● TASK PROMPT: Extract the lines from the start through the line that holds "y_ticks = [100, 200, 300, 400, 500, 600]", both included, omitting all images.

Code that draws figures
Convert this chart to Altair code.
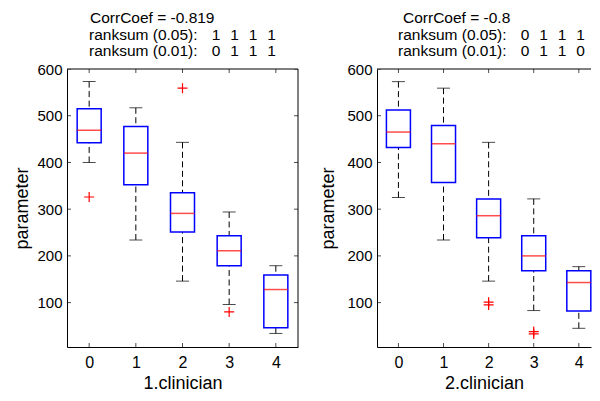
import altair as alt
import pandas as pd

# ---------------- data ----------------
groups = [0, 1, 2, 3, 4]
y_ticks = [100, 200, 300, 400, 500, 600]

c1_upper = [573, 517, 443, 294, 179]
c1_q3 = [515, 477, 335, 243, 159]
c1_median = [469, 420, 291, 211, 128]
c1_q1 = [442, 352, 251, 179, 46]
c1_lower = [400, 234, 146, 96, 34]
c1_out_group = [0, 2, 3]
c1_out_value = [326, 559, 80]

c2_upper = [573, 559, 443, 322, 177]
c2_q3 = [512, 479, 322, 243, 168]
c2_median = [465, 440, 286, 200, 143]
c2_q1 = [432, 357, 239, 168, 82]
c2_lower = [325, 234, 146, 83, 45]
c2_out_group = [2, 2, 3, 3]
c2_out_value = [101, 95, 38, 33]

c1_corr = "-0.819"
c1_rank05 = [1, 1, 1, 1]
c1_rank01 = [0, 1, 1, 1]
c2_corr = "-0.8"
c2_rank05 = [0, 1, 1, 1]
c2_rank01 = [0, 1, 1, 0]

x_titles = ["1.clinician", "2.clinician"]
y_title = "parameter"

# ---------------- style ----------------
FONT = "Liberation Sans"
XMIN, XMAX = -0.475, 4.475
XMAX_RIGHT = 4.27
YMIN, YMAX = 5, 600
H = 278
W_LEFT = 231
W_RIGHT = 214
NB = "\u00a0"
GAP_LABEL = NB * 3 + "\u200a"
GAP_DIGIT = NB * 2 + "\u200a"


def rank_line(label, flags):
    return label + GAP_LABEL + GAP_DIGIT.join(str(f) for f in flags)


def panel(upper, q3, med, q1, lower, og, ov, xlabel, lines, width, xmax_view,
          draw_right, dx_first, dx_rest, ytitle_x):
    df = pd.DataFrame({"g": groups, "upper": upper, "q3": q3, "median": med,
                       "q1": q1, "lower": lower})
    odf = pd.DataFrame({"g": og, "v": ov})
    xt = pd.DataFrame({"t": groups})
    yt = pd.DataFrame({"t": y_ticks})
    one = pd.DataFrame({"a": [0]})

    xs = alt.Scale(domain=[XMIN, xmax_view], nice=False, zero=False, padding=0)
    ys = alt.Scale(domain=[YMIN, YMAX], nice=False, zero=False, padding=0)
    xax = alt.Axis(values=groups, format="d", title=xlabel, grid=False, ticks=False,
                   tickSize=0, domainColor="black", domainWidth=1, labelFont=FONT,
                   labelFontSize=16, labelColor="black", labelPadding=7,
                   labelFlush=False, labelOverlap=False, titleFont=FONT,
                   titleFontSize=18, titleFontWeight="normal", titleColor="black",
                   titlePadding=4)
    yax = alt.Axis(values=y_ticks, format="d", title=y_title, grid=False, ticks=False,
                   tickSize=0, domainColor="black", domainWidth=1, labelFont=FONT,
                   labelFontSize=15, labelColor="black", labelPadding=5,
                   labelFlush=False, labelOverlap=False, titleFont=FONT,
                   titleFontSize=18, titleFontWeight="normal", titleColor="black",
                   titleX=ytitle_x, titleY=H / 2)

    def X(f):
        return alt.X(f, type="quantitative", scale=xs, axis=xax)

    def Y(f):
        return alt.Y(f, type="quantitative", scale=ys, axis=yax)

    dash = [6, 3.5]
    base = alt.Chart(df)
    wh_hi = base.mark_rule(color="black", strokeWidth=1, strokeDash=dash).encode(
        x=X("g"), y=Y("upper"), y2="q3")
    wh_lo = base.mark_rule(color="black", strokeWidth=1, strokeDash=dash).encode(
        x=X("g"), y=Y("lower"), y2="q1")
    cap_hi = base.mark_tick(orient="horizontal", size=13, thickness=1, color="black").encode(
        x=X("g"), y=Y("upper"))
    cap_lo = base.mark_tick(orient="horizontal", size=13, thickness=1, color="black").encode(
        x=X("g"), y=Y("lower"))
    box = base.mark_bar(orient="vertical", size=24, fill="white", stroke="#0000ff",
                        strokeWidth=1.5).encode(x=X("g"), y=Y("q1"), y2="q3")
    medl = base.mark_tick(orient="horizontal", size=24, thickness=1.5, color="#ff0000").encode(
        x=X("g"), y=Y("median"))
    outl = alt.Chart(odf).mark_point(shape="M-1,0H1M0,-1V1", size=100, filled=False,
                                     color="#ff0000", strokeWidth=1.2, opacity=1).encode(
        x=X("g"), y=Y("v"))

    xend = XMAX if draw_right else xmax_view
    top = alt.Chart(one).mark_rule(color="black", strokeWidth=1).encode(
        x=alt.datum(XMIN), x2=alt.datum(xend), y=alt.datum(YMAX))
    tk_b = alt.Chart(xt).mark_tick(orient="vertical", size=8, thickness=1, color="black",
                                   clip=True).encode(x=X("t"), y=alt.datum(YMIN))
    tk_t = alt.Chart(xt).mark_tick(orient="vertical", size=8, thickness=1, color="black",
                                   clip=True).encode(x=X("t"), y=alt.datum(YMAX))
    tk_l = alt.Chart(yt).mark_tick(orient="horizontal", size=8, thickness=1, color="black",
                                   clip=True).encode(y=Y("t"), x=alt.datum(XMIN))
    layers = [wh_hi, wh_lo, cap_hi, cap_lo, box, medl, outl, top, tk_b, tk_t, tk_l]
    if draw_right:
        right = alt.Chart(one).mark_rule(color="black", strokeWidth=1).encode(
            x=alt.datum(XMAX), y=alt.datum(YMIN), y2=alt.datum(YMAX))
        tk_r = alt.Chart(yt).mark_tick(orient="horizontal", size=8, thickness=1,
                                       color="black", clip=True).encode(
            y=Y("t"), x=alt.datum(XMAX))
        layers += [right, tk_r]

    specs = [("top", -58), ("alphabetic", -29.5), ("alphabetic", -13.3)]
    for i, line in enumerate(lines):
        dx = dx_first if i == 0 else dx_rest
        bl, yy = specs[i]
        layers.append(alt.Chart(one).mark_text(align="left", baseline=bl, font=FONT,
                                               fontSize=15.5, color="black").encode(
            x=alt.value(dx), y=alt.value(yy), text=alt.value(line)))

    return alt.layer(*layers).properties(width=width, height=H)


lines1 = ["CorrCoef = " + c1_corr, rank_line("ranksum (0.05):", c1_rank05),
          rank_line("ranksum (0.01):", c1_rank01)]
lines2 = ["CorrCoef = " + c2_corr, rank_line("ranksum (0.05):", c2_rank05),
          rank_line("ranksum (0.01):", c2_rank01)]

left = panel(c1_upper, c1_q3, c1_median, c1_q1, c1_lower, c1_out_group, c1_out_value,
             x_titles[0], lines1, W_LEFT, XMAX, True, 23, 22, -36)
right = panel(c2_upper, c2_q3, c2_median, c2_q1, c2_lower, c2_out_group, c2_out_value,
              x_titles[1], lines2, W_RIGHT, XMAX_RIGHT, False, 26, 21, -40)

chart = alt.hconcat(left, right, spacing=79, bounds="flush").properties(
    padding={"left": 5, "top": 3, "right": 0, "bottom": 0}
).configure_view(stroke=None)

chart.save("out.html", embed_options={"renderer": "svg", "actions": False})
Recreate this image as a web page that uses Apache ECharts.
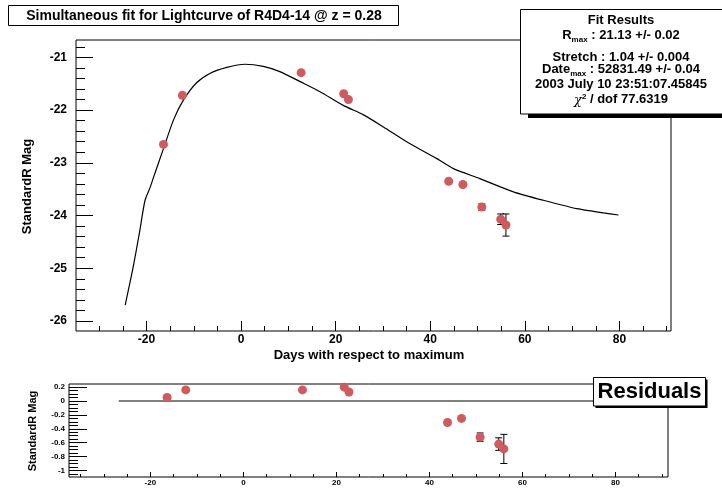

● TASK RESULT:
Convert this chart to Altair code.
import altair as alt
import pandas as pd

# ---------------- data ----------------
groups = [0, 1, 2, 3, 4]
y_ticks = [100, 200, 300, 400, 500, 600]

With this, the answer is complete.